Justices mull money-laundering implications of failure to report foreign bank accounts
ARGUMENT ANALYSIS
on Nov 3, 2022
at 7:08 pm
After several interruptions from protesters supporting abortion rights, the court settled into a relatively pedestrian argument Wednesday in Bittner v. United States. The case is slight, involving provisions of the Bank Secrecy Act that obligate citizens to file a form each year (an FBAR) that identifies their foreign bank accounts. The specific question is whether the penalty for violating that obligation depends on the number of times you fail to file or the number of accounts you fail to disclose. In this case, for example, Alexandru Bittner missed five annual filings, but the total number of missed disclosures was 272. The question for the justices then, is whether Bittner’s penalty (at $10,000 for each violation) should be $50,000 or $2.72 million.
The first thing you’d think about the argument (once you got past the protesters) is that somebody challenging government overreach will have a really hard time finding five votes if Justices Elena Kagan and Sonia Sotomayor are unpersuaded. And that was the situation here, as both of them seemed wholly unreceptive to the arguments of Daniel Geyser (representing Bittner).
Kagan, for example, forcefully criticized the logic of Geyser’s position because it “forces the government to treat equally somebody who has a $10,000 account and somebody who, like your client, has extreme wealth and many, many accounts and where he is depriving the government of much more information than … the small ‘I have a checking account for $12,000’ person does.” Even more troubling for Geyser, she found the statutory language quite clear in specifying the unit of violation as the account, rather than the filing:
Congress did [point to accounts rather than filings], starting with [Section] 5321, which speaks over and over again with respect to individual accounts. When you have the reasonable cause provision, and it speaks of specific accounts, and the willful provision, and it speaks of specific accounts, and it’s all in the structure of a statute which is speaking of a single violation, … it would be very odd not to think that Congress meant for the basic provision, without reasonable cause, without willfulness, also to be speaking of individual accounts.
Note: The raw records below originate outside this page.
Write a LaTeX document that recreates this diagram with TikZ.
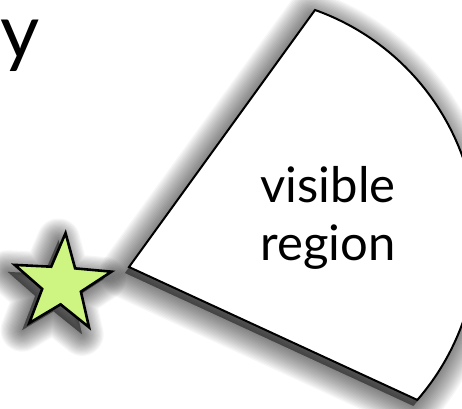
\documentclass[tikz,border=0pt]{standalone}
\usepackage{fontspec}
\setmainfont{Lato}
\usetikzlibrary{shapes.geometric}
\definecolor{starfill}{RGB}{206,245,130}

% outline of the visible region
\newcommand{\regionpath}{(129,141) -- (315,398) arc[start angle=70.4, end angle=-41, radius=244] -- cycle}

\begin{document}
\begin{tikzpicture}[x=1pt,y=1pt,
    shadowlayer/.style={draw=black, fill=black, opacity=0.035, line join=round},
    region/.style={draw=black, fill=white, line width=2pt, line join=miter},
    starshape/.style={star, star points=5, star point ratio=2.5, minimum size=102pt, inner sep=0pt, rotate=-4},
    label/.style={font=\fontsize{49}{58}\selectfont, align=center}]

    \useasboundingbox (0,0) rectangle (462,408);

    % axis letter
    \node[font=\fontsize{76}{80}\selectfont, anchor=base, inner sep=0pt] (ylab) at (20,349) {y};

    % soft shadows
    \foreach \w in {1,...,18} {
        \path[shadowlayer, line width=2.8*\w pt, shift={(-4,-6)}] \regionpath;
        \node[starshape, shadowlayer, line width=2.4*\w pt] (starshadow) at (55,117) {};
    }

    % visible region
    \coordinate (apex) at (129,141);
    \path[region] \regionpath;
    \node[label] (vis) at (328,190) {visible\\region};

    % Star
    \node[starshape, draw=black, line width=2.6pt, fill=starfill] (star) at (62,124) {};
\end{tikzpicture}
\end{document}
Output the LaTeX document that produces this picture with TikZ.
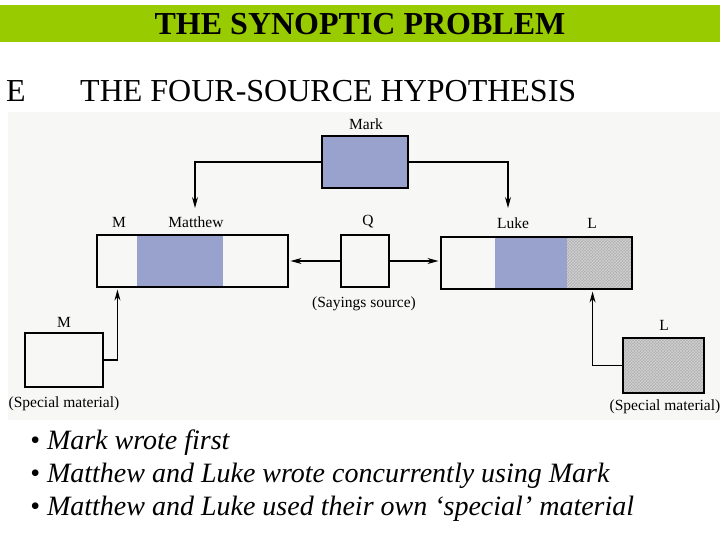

In case those pointed comments left any doubt about the clarity of her position, she hammered home the point near the end of his argument, when she explained:
There is a real difference between a person with not much wealth, not knowing that he should be filing something about his checking account, and a person who has hundreds or millions of dollars in many, many accounts, is constantly making transactions, is constantly opening and closing them, maybe doing it to evade taxes, maybe doing it to finance terrorism. And, you know, in that case, the equities go against you, and that suggests, well, just look at the statute, and the statute, as I said, is very account-specific.
When Kagan thinks that the statute is “very” specifically against you, and that “the equities go against you,” you’ll have a hard time getting her vote.
Joining in the sentiment of that last comment of Kagan’s, Sotomayor displayed a similar reaction: The “problem I’m having,” she said, is that “the whole structure” of the statute seems to obligate you to “tell the government about” any foreign banking relationship. As she put it, “Tthat’s what the word ‘report’ means. Whether you do it on one form or 10 forms is irrelevant to me.”
That’s not to say that the case is an easy layup for the government. Several justices seemed hesitant to accept various parts of the government’s position, as presented by Matthew Guarneri. Justices Samuel Alito and Brett Kavanaugh, for example, were troubled by the narrow reading the government ascribed to a “reasonable cause” provision that limits penalties under the statute. For his part, Alito challenged the idea that ignorance of the law is not a reasonable cause for failing to file. When Guarneri stuck to that position, Kavanaugh turned to an assertion in the briefs “that a significant percentage of people who have these accounts have no idea they’re supposed to do a reporting.” For Kavanaugh,
That’s a little bit problematic. … Now you then said the reasonable cause provision can take care of that. And I think you said, if someone truly did not know about their legal obligation, and had exercised prudent care … in trying to be aware of their legal obligations, … that’s a powerful case. That should be a definitive case, shouldn’t it?
Guarneri, though, stuck to the government’s position that the reasonable cause provision should be interpreted quite narrowly.
In the same vein, Justice Neil Gorsuch was not happy about the broad discretion of the government to stockpile large penalties out of a large number of minor violations. He was particularly interested in the implications of a provision that allows a filer with more than 25 accounts to omit all account details: “So long as I tick the box and say I have 25, it would seem pretty hard to accumulate non-willful violations, whereas if it’s under 25 and you have the wrong address of the bank, 12 times, that’s a $120,000 fine. Is there some incongruity there that people with more bank accounts are actually less susceptible to penalty than those with fewer?”
This is not an argument displaying deep engagement or firmly dug-in positions. So the justices well might resolve their disparate reactions and coalesce around a consensus solution. As likely as not, though, we’ll have to wait until the spring to find out.